高額な諸経費を一方的に請求されてしまうと、売主側に大きな負担がかかってしまいます。
そのため、契約時に諸経費の内容と金額を必ず確認し未然にトラブルを防ぎましょう。
売却した不動産会社が倒産した
売却した不動産会社が倒産してしまった場合、トラブルになる可能性があります。
リースバック契約を結んでいる不動産会社が倒産した場合、不動産が第三者に売却されてしまいます。
新しい所有者次第では、住んでいる不動産から退去を求められる恐れがあります。
リースバック契約を結ぶ際は、不動産会社の経営状況を確認し、倒産リスクの低い安定した会社を選ぶことが重要です。
リースバックでトラブルを回避するポイント
ここからは、リースバックでトラブルを回避するポイントをご紹介します。
リースバックでトラブルを回避するポイントは、下記の通りです。
- 複数の会社に査定・条件提示を依頼する
- 買戻し価格・条件を契約書に記載する
- 経営の安定した業者を選ぶ
複数の会社に査定・条件提示を依頼する
リースバックを検討する際は、複数の不動産会社に査定を依頼しましょう。
1社の見積りだけでは、提示された売却価格が適正かどうか判断できません。
そのため、以下の条件について複数の業者に見積りを出してもらい、比較検討することがおすすめです。
- 契約の更新期間や更新条件
- 敷金・礼金・各種手数料の取り扱い
- 買い戻しの取り扱い方法
上記の条件を複数社で比較することで、適正な売却価格と、自分に合ったリースバック条件の会社を見つけられるでしょう。
買戻し価格・条件を契約書に記載する
将来的に不動産の買戻しを希望する場合は、買戻し価格や条件を契約書に記載しておきましょう。
買戻し価格は、「時価相当額」「当初売却価格」「減価償却を考慮した金額」などの算出方法を記載しておくことが重要です。
算出方法を契約書に記載しておかないと、将来的に不動産会社と価格交渉でもめる可能性があります。
また、いつまでであれば買戻しが可能なのか、買戻し手続きの流れ、必要書類など、細かい部分まで定めておくと安心です。
買戻しの際の価格と条件を契約書に記載することで、将来的なトラブルやリスクを大幅に下げることができます。
経営の安定した業者を選ぶ
リースバックでトラブルを回避するためには、経営の安定した不動産会社選びが重要です。
リースバックは、長期的な契約となります。
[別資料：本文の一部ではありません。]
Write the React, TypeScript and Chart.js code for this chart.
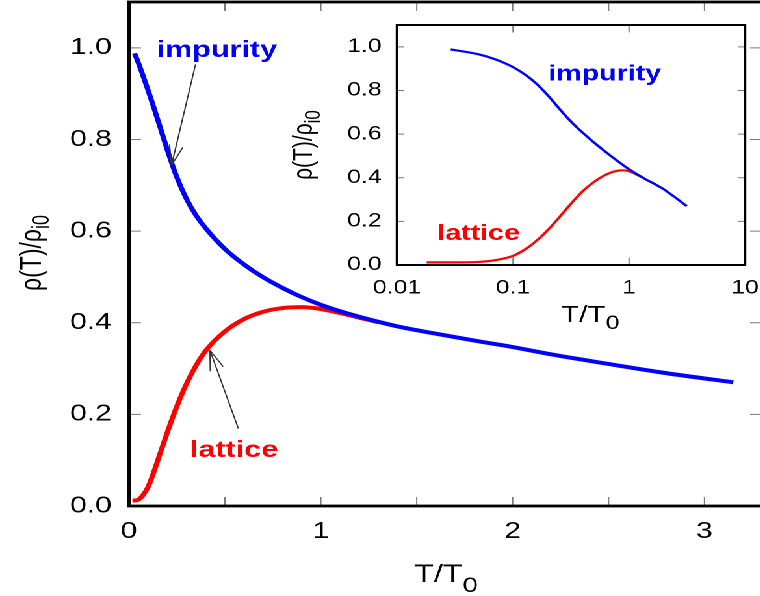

そのため、不動産会社の経営基盤が脆弱だと、契約期間中に倒産するリスクがあります。
不動産会社を選定する際は、リースバック契約が実績が豊富で業界内で高い評価を受けている会社を選ぶと安心です。
不動産会社が倒産した場合、買戻しができなくなったり、退去を求められたりする可能性があります。
そのため、経営の安定した不動産会社を選び、リスクを最小限に抑えましょう。
まとめ
本記事では、リースバック契約のデメリット・トラブル事例・回避するポイントを解説しました。
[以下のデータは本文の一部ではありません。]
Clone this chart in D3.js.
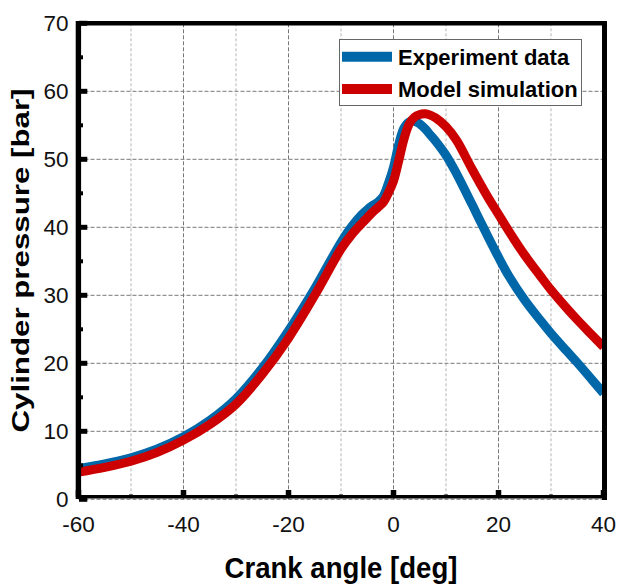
<!DOCTYPE html>
<html>
<head>
<meta charset="utf-8">
<script src="https://cdn.jsdelivr.net/npm/d3@7"></script>
<style>
  body { margin: 0; background: #fff; }
  svg { display: block; font-family: "Liberation Sans", Arial, sans-serif; }
</style>
</head>
<body>
<svg id="chart" width="619" height="584"></svg>
<script>
// crank angle [deg] and pressures [bar]
var crankAngle = [-60, -55, -50, -45, -40, -35, -30, -25, -20, -15, -10, -8, -6, -5, -4, -3, -2, -1,
                  0, 1, 2, 3, 4, 5, 6, 7, 8, 10, 12, 15, 18, 20, 22, 25, 28, 30, 33, 35, 38, 40];
var experimentData = [4.5, 5.2, 6.1, 7.4, 9.2, 11.6, 14.8, 19.3, 24.8, 31.0, 37.8, 40.1, 41.9, 42.6, 43.2, 43.7, 44.5, 46.4,
                      48.8, 52.2, 54.6, 55.5, 55.6, 55.2, 54.5, 53.6, 52.7, 50.6, 47.9, 43.3, 38.6, 35.6, 32.8, 29.3, 26.3, 24.4, 21.8, 20.1, 17.4, 15.6];
var modelSimulation = [4.0, 4.7, 5.6, 6.9, 8.7, 11.0, 14.0, 18.4, 23.7, 30.0, 36.8, 38.9, 40.6, 41.4, 42.2, 42.9, 43.6, 45.0,
                       46.8, 49.8, 53.0, 55.2, 56.2, 56.6, 56.7, 56.5, 56.1, 54.8, 52.8, 48.5, 44.4, 41.9, 39.4, 35.9, 32.8, 30.8, 28.1, 26.4, 24.0, 22.4];

var seriesNames = ["Experiment data", "Model simulation"];
var seriesColors = ["#0067a9", "#cc0000"];

var xMajorTicks = [-60, -40, -20, 0, 20, 40];
var xMinorTicks = [-50, -30, -10, 10, 30];
var yMajorTicks = [0, 10, 20, 30, 40, 50, 60, 70];
var yMinorTicks = [5, 15, 25, 35, 45, 55, 65];

var svg = d3.select("#chart");

var x = d3.scaleLinear().domain([-60, 40]).range([78.5, 603.5]);
var y = d3.scaleLinear().domain([0, 70]).range([499.3, 23.3]);

//grid
var grid = svg.append("g").attr("class", "grid");
grid.selectAll(".vminor")
    .data(xMinorTicks)
    .enter()
    .append("line")
    .attr("x1", function(d){ return x(d); })
    .attr("x2", function(d){ return x(d); })
    .attr("y1", y(70))
    .attr("y2", y(0))
    .attr("stroke", "#b4b4b4")
    .attr("stroke-width", 1)
    .attr("stroke-dasharray", "3,2");
grid.selectAll(".vmajor")
    .data(xMajorTicks.slice(1, -1))
    .enter()
    .append("line")
    .attr("x1", function(d){ return x(d); })
    .attr("x2", function(d){ return x(d); })
    .attr("y1", y(70))
    .attr("y2", y(0))
    .attr("stroke", "#777")
    .attr("stroke-width", 1)
    .attr("stroke-dasharray", "4,2");
grid.selectAll(".hmajor")
    .data(yMajorTicks.slice(0, -1))
    .enter()
    .append("line")
    .attr("x1", x(-60))
    .attr("x2", x(40))
    .attr("y1", function(d){ return y(d); })
    .attr("y2", function(d){ return y(d); })
    .attr("stroke", "#777")
    .attr("stroke-width", 1)
    .attr("stroke-dasharray", "4,2");

//curves
var line = d3.line()
    .x(function(d){ return x(d[0]); })
    .y(function(d){ return y(d[1]); })
    .curve(d3.curveCatmullRom.alpha(0.5));

var series = [experimentData, modelSimulation];
svg.append("g").attr("class", "curves")
    .selectAll("path")
    .data(series)
    .enter()
    .append("path")
    .attr("d", function(s){ return line(d3.zip(crankAngle, s)); })
    .attr("fill", "none")
    .attr("stroke", function(d, i){ return seriesColors[i]; })
    .attr("stroke-width", 9)
    .attr("stroke-linejoin", "round");

//frame
var frame = svg.append("g").attr("class", "frame").attr("stroke", "#000");
frame.append("line").attr("x1", 76).attr("x2", 607).attr("y1", 23.3).attr("y2", 23.3).attr("stroke-width", 4.5);
frame.append("line").attr("x1", 604.5).attr("x2", 604.5).attr("y1", 21).attr("y2", 500).attr("stroke-width", 5);
frame.append("line").attr("x1", 76).attr("x2", 607).attr("y1", 496.7).attr("y2", 496.7).attr("stroke-width", 3.6);
frame.append("line").attr("x1", 78.4).attr("x2", 78.4).attr("y1", 21).attr("y2", 499).attr("stroke-width", 5.4);

//ticks, drawn inward
frame.selectAll(".xtick")
    .data(xMajorTicks)
    .enter()
    .append("line")
    .attr("x1", function(d){ return x(d); })
    .attr("x2", function(d){ return x(d); })
    .attr("y1", 497)
    .attr("y2", 490)
    .attr("stroke-width", 5.5);
frame.selectAll(".xminor")
    .data(xMinorTicks)
    .enter()
    .append("line")
    .attr("x1", function(d){ return x(d); })
    .attr("x2", function(d){ return x(d); })
    .attr("y1", 497)
    .attr("y2", 494.5)
    .attr("stroke-width", 4);
frame.selectAll(".ytick")
    .data(yMajorTicks)
    .enter()
    .append("line")
    .attr("x1", 79)
    .attr("x2", 87.3)
    .attr("y1", function(d){ return y(d); })
    .attr("y2", function(d){ return y(d); })
    .attr("stroke-width", 5);
frame.selectAll(".yminor")
    .data(yMinorTicks)
    .enter()
    .append("line")
    .attr("x1", 79)
    .attr("x2", 83)
    .attr("y1", function(d){ return y(d); })
    .attr("y2", function(d){ return y(d); })
    .attr("stroke-width", 4);

//tick labels
svg.append("g").selectAll("text")
    .data(xMajorTicks)
    .enter()
    .append("text")
    .attr("x", function(d){ return x(d); })
    .attr("y", 532)
    .attr("text-anchor", "middle")
    .attr("font-size", 22.5)
    .attr("fill", "#111")
    .text(function(d){ return d; });
svg.append("g").selectAll("text")
    .data(yMajorTicks)
    .enter()
    .append("text")
    .attr("x", 68.5)
    .attr("y", function(d){ return y(d) + 8; })
    .attr("text-anchor", "end")
    .attr("font-size", 22.5)
    .attr("fill", "#111")
    .text(function(d){ return d; });

//axis titles
svg.append("text")
    .attr("x", 341)
    .attr("y", 578)
    .attr("text-anchor", "middle")
    .attr("font-size", 29)
    .attr("font-weight", "bold")
    .attr("textLength", 233)
    .attr("lengthAdjust", "spacingAndGlyphs")
    .text("Crank angle [deg]");
svg.append("text")
    .attr("transform", "translate(29,260.5) rotate(-90)")
    .attr("text-anchor", "middle")
    .attr("font-size", 23.5)
    .attr("font-weight", "bold")
    .attr("textLength", 344)
    .attr("lengthAdjust", "spacingAndGlyphs")
    .text("Cylinder pressure [bar]");

//legend
var legend = svg.append("g").attr("class", "legend");
legend.append("rect")
    .attr("x", 339.5)
    .attr("y", 39.5)
    .attr("width", 242)
    .attr("height", 66)
    .attr("fill", "#fff")
    .attr("stroke", "#666")
    .attr("stroke-width", 1);
var legendRows = legend.selectAll(".row")
    .data(seriesNames)
    .enter()
    .append("g")
    .attr("transform", function(d, i){ return "translate(0," + (i * 32.3) + ")"; });
legendRows.append("line")
    .attr("x1", 342)
    .attr("x2", 392)
    .attr("y1", 56.7)
    .attr("y2", 56.7)
    .attr("stroke", function(d, i){ return seriesColors[i]; })
    .attr("stroke-width", 10);
legendRows.append("text")
    .attr("x", 398)
    .attr("y", 65)
    .attr("font-size", 22)
    .attr("font-weight", "bold")
    .attr("fill", "#000")
    .text(function(d){ return d; });
</script>
</body>
</html>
リースバックは、まとまった資金を短期間で得ることができ、不動産にそのまま住み続けられるメリットがあります。
しかし、デメリットやトラブルがあることも事実です。
リースバックのデメリットとしては、売却価格が安くなる、買戻し価格が高くなる、税金が発生するなどが挙げられます。
また、実際に起きたトラブル事例としては、家賃の値上げ、買戻し契約でのトラブル、業者の倒産などがあります。
こうしたトラブルを避けるためには、複数の不動産会社に査定と条件提示を求め、経営の安定した会社を選ぶようにしましょう。